One of the best scenes in the movie was Lucie’s battle with her embodied sub-conscious. It was an excellent portrayal on how her guilt was slowly killing her. The way the ghoulish figure was chasing her was even enough to scare me already. The figure would suddenly bang on doors and chase her. Heck, you can even feel it was you the figure is after. The fact that her guilt was also in some distorted way emphasized the horrifying ordeal Lucie is undergoing.
I also appreciate how the film was able to incorporate different types of horror in single movie. There was the scary part — where the disfigured creature was chasing and hurting Lucie. There was the also the fear for one’s life — where the big man tortures Anna everyday. And lastly there was the fear of anticipation — the fear lurking behind everyone else’s mind wondering what is next to come in this gore movie. The different types of horror incorporated in the movie was definitely enough to scare everyone else in the room scene by scene.
Surprisingly, Brigid Cherry tells us that “By far the most popular type of horror film was the vampire film: 92 per cent of the respondents liked all or most vampire films. This was followed in popularity by occult/supernatural films (liked by 86 per cent)” I bet female viewers of this movie won’t choose cult films as their favorite anymore. 😉 But I think it was there for a reason; there was art most of all in the movie. It was not a non-sense type of abuse that we see in movies. It sort of is a tortue for a cause. There is certainly nothing more scary than a cult who believes that there is after-life, that there is a transcendence for those who are able to survive such feats of excruciating pain. There was a search for martrys. As the movie stated: “The world has come to a point where there are only victims left. Martyrs are rare.” One thing I noticed in the movie is that it is more scary for the female viewers because we have the tendency to identify with the character. Who would find an abuse center so exciting? Certainly not me! It was even scarier when they stated that young women are more vulnerable to transformation. Does this mean that young women are generally weaker? Or is the ability to stand such feats of pain and abuse are what makes them stronger and exceptional? Female victims are indeed always present in horror films. Linda Williams tells us in her article: “The terrified female victim is a cliché of horror cinema: both the display of sexual arousal and the display of fear are coded as quintessentially feminine. As Carol J. Clover puts it in Men, Women and Chain Saws, “abject fear” is “gendered feminine”. The image of a highly sexualised and terrified woman is thus the most conventionally gendered of the film.”

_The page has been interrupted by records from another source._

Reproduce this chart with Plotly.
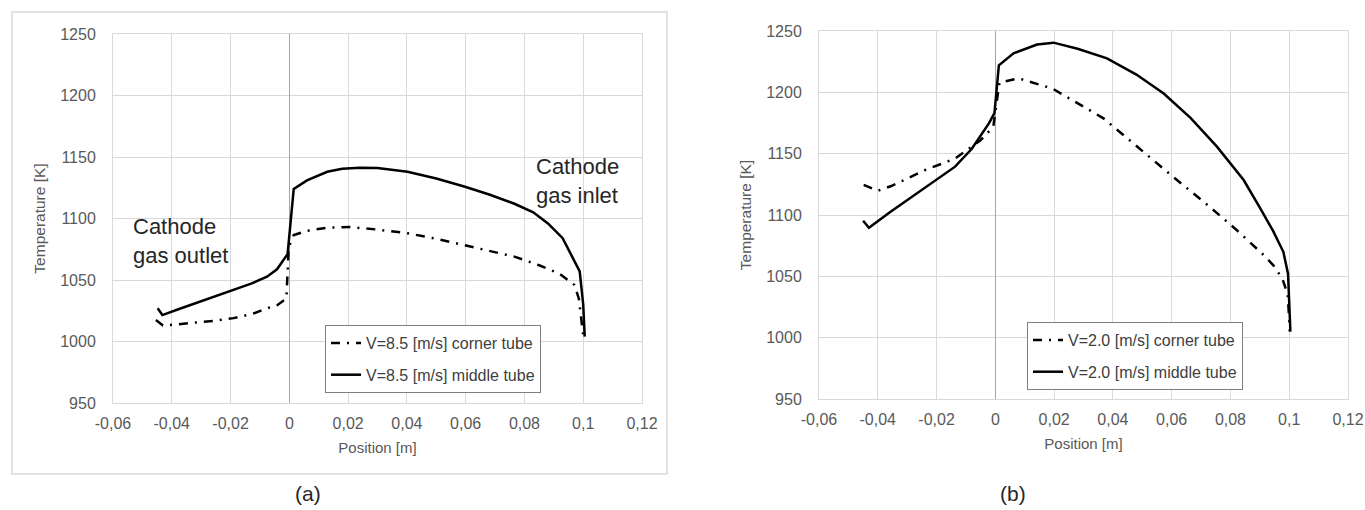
import plotly.graph_objects as go

# ---------------- data ----------------
# Panel (a): V = 8.5 m/s
a_mid_x = [-0.0448, -0.0432, -0.038, -0.0304, -0.025, -0.019, -0.013, -0.0076, -0.0042, -0.0006,
           0.0015, 0.006, 0.0129, 0.018, 0.024, 0.030, 0.0402, 0.050, 0.0595, 0.068, 0.0766,
           0.083, 0.088, 0.093, 0.097, 0.0988, 0.1, 0.1005]
a_mid_T = [1027, 1021.5, 1026, 1032.4, 1036.5, 1041.9, 1047, 1052.7, 1058.7, 1071,
           1124, 1131, 1138, 1140.5, 1141.3, 1141, 1138, 1132.5, 1126, 1119.5, 1112,
           1105, 1096, 1084, 1066, 1057, 1030, 1004]

a_cor_x = [-0.0454, -0.043, -0.038, -0.0327, -0.025, -0.019, -0.0125, -0.0076, -0.004, -0.001,
           -0.0002, 0.0015, 0.006, 0.0129, 0.0208, 0.030, 0.0402, 0.050, 0.0595, 0.068, 0.0766,
           0.085, 0.092, 0.097, 0.0985, 0.1]
a_cor_T = [1017.5, 1013, 1014, 1015, 1017, 1019, 1022.5, 1027, 1029.7, 1035,
           1077, 1086.5, 1090, 1092.5, 1093, 1091, 1088, 1083.5, 1078.5, 1074, 1069,
           1062, 1055, 1046, 1035, 1005]

# Panel (b): V = 2.0 m/s
b_mid_x = [-0.0450, -0.0430, -0.036, -0.0282, -0.0209, -0.0137, -0.008, -0.0022, -0.0003, 0.0012,
           0.0062, 0.0142, 0.0198, 0.028, 0.038, 0.048, 0.0573, 0.0665, 0.0754, 0.0845,
           0.090, 0.0945, 0.098, 0.0996, 0.1004]
b_mid_T = [1095.3, 1089.6, 1102, 1115, 1127.5, 1139.4, 1154, 1174.7, 1183, 1222,
           1231.8, 1239, 1240.5, 1235.5, 1227.7, 1214.5, 1199, 1179, 1155.7, 1128.5,
           1106, 1087, 1070, 1052, 1005]

b_cor_x = [-0.0448, -0.0400, -0.0354, -0.0238, -0.0137, -0.005, -0.0007, 0.0007, 0.0014, 0.008,
           0.0195, 0.0368, 0.047, 0.0618, 0.0729, 0.082, 0.091, 0.0946, 0.0977, 0.0995, 0.1002]
b_cor_T = [1124.5, 1119.8, 1123.6, 1136.7, 1146, 1161, 1172, 1199, 1208, 1211.4,
           1203, 1178.8, 1158, 1128.5, 1106.8, 1088, 1068, 1059, 1048, 1035, 1005]

x_tick_vals = [-0.06, -0.04, -0.02, 0, 0.02, 0.04, 0.06, 0.08, 0.1, 0.12]
x_tick_text = ["-0,06", "-0,04", "-0,02", "0", "0,02", "0,04", "0,06", "0,08", "0,1", "0,12"]
y_tick_vals = [950, 1000, 1050, 1100, 1150, 1200, 1250]
y_tick_text = ["950", "1000", "1050", "1100", "1150", "1200", "1250"]

names_a = ["V=8.5 [m/s] corner tube", "V=8.5 [m/s] middle tube"]
names_b = ["V=2.0 [m/s] corner tube", "V=2.0 [m/s] middle tube"]

# ---------------- figure ----------------
W, H = 1365, 510
FONT = "Liberation Sans, Arial, sans-serif"
GRID = "#d9d9d9"
TXT = "#595959"

def px_x(p):
    return p / W

def px_y(p):
    return 1 - p / H

fig = go.Figure()

dashdot = "9px,7px,2px,7px"

fig.add_trace(go.Scatter(x=a_cor_x, y=a_cor_T, mode="lines", name=names_a[0],
                         line=dict(color="black", width=2.5, dash=dashdot),
                         xaxis="x", yaxis="y", legend="legend", legendgroup="a1"))
fig.add_trace(go.Scatter(x=a_mid_x, y=a_mid_T, mode="lines", name=names_a[1],
                         line=dict(color="black", width=2.5),
                         xaxis="x", yaxis="y", legend="legend", legendgroup="a2"))
fig.add_trace(go.Scatter(x=b_cor_x, y=b_cor_T, mode="lines", name=names_b[0],
                         line=dict(color="black", width=2.5, dash=dashdot),
                         xaxis="x2", yaxis="y2", legend="legend2", legendgroup="b1"))
fig.add_trace(go.Scatter(x=b_mid_x, y=b_mid_T, mode="lines", name=names_b[1],
                         line=dict(color="black", width=2.5),
                         xaxis="x2", yaxis="y2", legend="legend2", legendgroup="b2"))

def xaxis(domain, anchor):
    return dict(domain=domain, anchor=anchor, range=[-0.06, 0.12], automargin=False,
                tickvals=x_tick_vals, ticktext=x_tick_text,
                showgrid=True, gridcolor=GRID, gridwidth=1,
                zeroline=True, zerolinecolor="#a6a6a6", zerolinewidth=1,
                showline=True, linecolor=GRID, mirror=True,
                ticks="", ticklabelstandoff=6,
                tickfont=dict(family=FONT, size=16, color=TXT),
                title=dict(text="Position [m]", standoff=11,
                           font=dict(family=FONT, size=15, color=TXT)))

def yaxis(domain, anchor):
    return dict(domain=domain, anchor=anchor, range=[950, 1250], automargin=False,
                tickvals=y_tick_vals, ticktext=y_tick_text,
                showgrid=True, gridcolor=GRID, gridwidth=1,
                zeroline=False, showline=True, linecolor=GRID, mirror=True,
                ticks="", ticklabelstandoff=13,
                tickfont=dict(family=FONT, size=16, color=TXT),
                title=dict(text="Temperature [K]", standoff=10,
                           font=dict(family=FONT, size=15.5, color=TXT)))

legend_style = dict(bgcolor="white", bordercolor="#7f7f7f", borderwidth=1,
                    font=dict(family=FONT, size=16, color="#404040"),
                    tracegroupgap=8, xanchor="left", yanchor="top")

fig.update_layout(
    width=W, height=H,
    margin=dict(l=0, r=0, t=0, b=0, autoexpand=False),
    paper_bgcolor="white", plot_bgcolor="white",
    showlegend=True,
    xaxis=xaxis([px_x(113), px_x(642)], "y"),
    yaxis=yaxis([px_y(403), px_y(34)], "x"),
    xaxis2=xaxis([px_x(819), px_x(1348)], "y2"),
    yaxis2=yaxis([px_y(399), px_y(31)], "x2"),
    legend=dict(x=px_x(325), y=px_y(325), **legend_style),
    legend2=dict(x=px_x(1027), y=px_y(322), **legend_style),
    shapes=[dict(type="rect", xref="paper", yref="paper",
                 x0=px_x(12), x1=px_x(667), y0=px_y(474), y1=px_y(12),
                 line=dict(color="#d9d9d9", width=1.5), layer="below")],
    annotations=[
        dict(text="Cathode<br>gas outlet", xref="paper", yref="paper",
             x=px_x(131), y=px_y(241), xanchor="left", yanchor="middle", align="left",
             showarrow=False, font=dict(family=FONT, size=22, color="#262626")),
        dict(text="Cathode<br>gas inlet", xref="paper", yref="paper",
             x=px_x(534), y=px_y(181), xanchor="left", yanchor="middle", align="left",
             showarrow=False, font=dict(family=FONT, size=22, color="#262626")),
        dict(text="(a)", xref="paper", yref="paper", x=px_x(308), y=px_y(493),
             xanchor="center", yanchor="middle", showarrow=False,
             font=dict(family=FONT, size=21, color="#262626")),
        dict(text="(b)", xref="paper", yref="paper", x=px_x(1013), y=px_y(493),
             xanchor="center", yanchor="middle", showarrow=False,
             font=dict(family=FONT, size=21, color="#262626")),
    ],
)

fig.write_html("out.html",
               config={"displayModeBar": False},
               post_script="document.body.style.margin='0';"
                           "document.body.style.overflow='hidden';")
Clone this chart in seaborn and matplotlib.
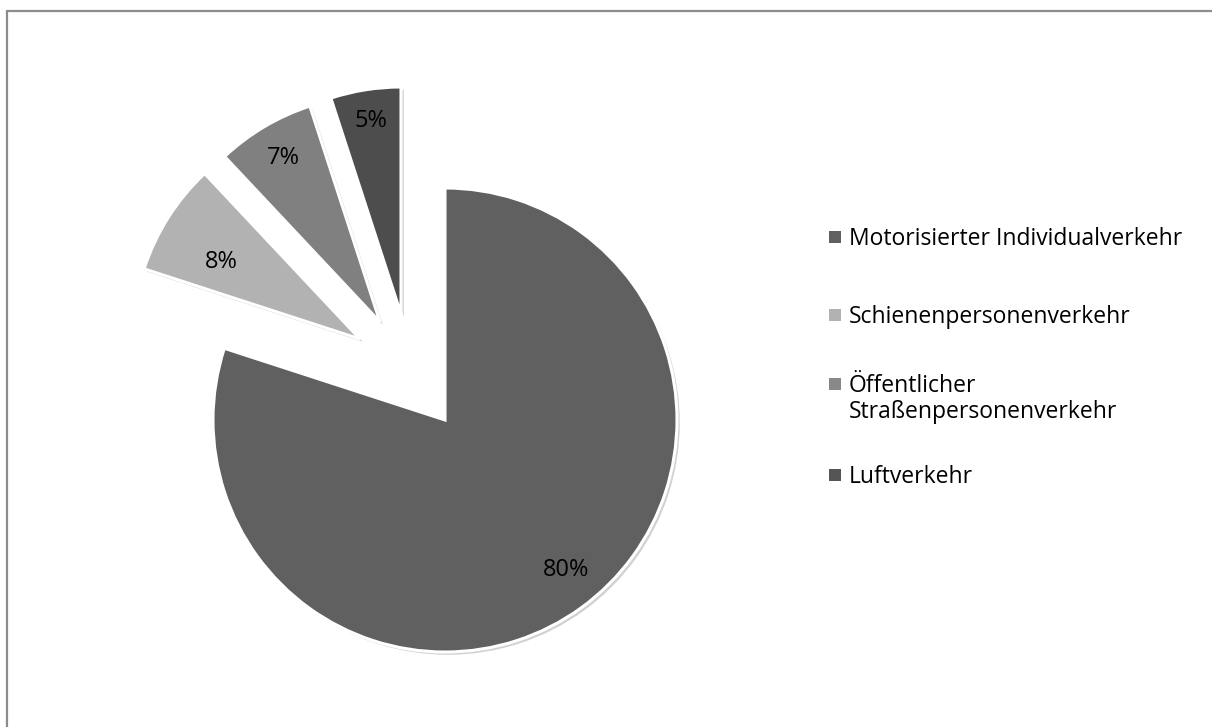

At the end of the movie, I think what Anna has told this “Mademoiselle” has been so impressive so much so that she wanted to see it already. This was encapsulated in the bright white light after Anna rose into transcendence. It was a paradox of bright light set into nothingness.
Martyrs is definitely the best movie to cap off such a wonderful semester. It is the pinnacle of a good horror movie and it scared me from the beginning until the end. NI have never seen a movie as gore and artistic at the same time as this one. HANDS DOWN TO YOU, SIR PASCAL LAUGIER.